More than one billion young people now live in the emerging market countries of Asia, Africa, Europe and Latin America.  

A new report, Young People and the Future of Emerging Markets, to be launched tomorrow 24 May in the House of Lords, London, urges their governments to address the specific needs of these young people in order to sustain economic growth, social cohesion and political stability.

The report, produced by the Emerging Markets Symposium at Green Templeton College, University of Oxford, identifies key challenges:

  • High levels of unemployment among highly skilled and educated as well as unskilled young people represent not just a ‘lost generation’ but a squandered opportunity to capitalise on the economic dividend of a ‘youth bulge’
  • Suicide in some emerging market countries now runs second to transport accidents (for males) and maternity (females) as a leading cause of death
  • Girls aged between 15 and 19 are twice as likely – and girls under 15 five times more likely- to die of complications during pregnancy or childbirth as women aged 20 or over
  • Rates of adolescent obesity are growing alarmingly in emerging markets.

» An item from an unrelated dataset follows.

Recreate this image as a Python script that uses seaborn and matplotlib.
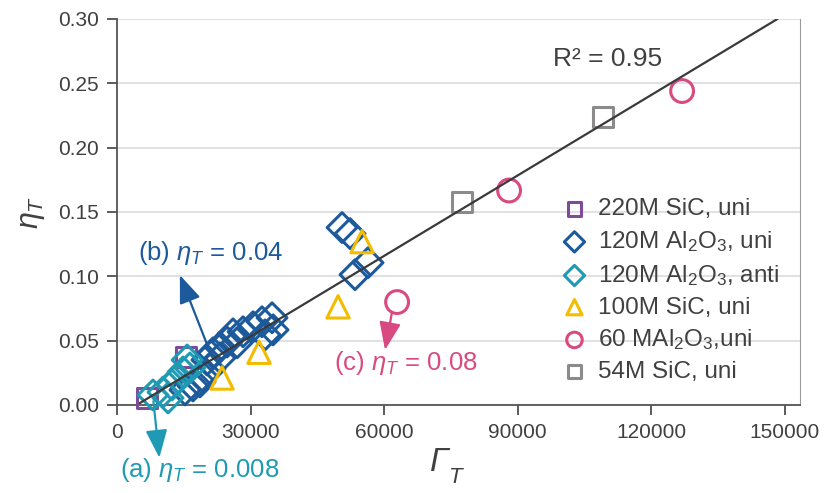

The report draws attention to findings from recent neurological studies suggesting that the brain is not fully developed until the third decade of life. This biological transition may help explain some of these vulnerabilities, underlining the need for knowledgeable and empathetic guidance from authorities, teachers and health professionals.  The resolution of inter-generational tensions may depend on changing generational perceptions and improving inter-generational communications.

The report is based on a symposium with international experts help in January 2016, involving Young Lives director Jo Boyden. Jo Boyden said

“this new report very much concurs with Young Lives evidence that the early gains made for children under the Millennium Development Goals may be lost if policy attention is not brought to bear on this later life-stage. Young people face different risk factors, and some of these investments in early childhood may subsequently be undone”.  

The recommendations of the report, which are aimed at multilateral institutions, business, civil society and academia as well as governments, include:

  • A re-design of systems for physical and mental health-care to make them more sensitive to the needs of young people and better integrated with social care
  • A radical overhaul of education strategies to tackle weaknesses in leadership, teacher quality, curricula and technology, and in particular to increase the extent and quality of primary education as the bedrock of subsequent education and training
  • A realignment of education and training with emerging labour markets and the promotion of young entrepreneurship through measures to improve financial literacy, access to credit and other services and to alleviate legislative and bureaucratic constraints.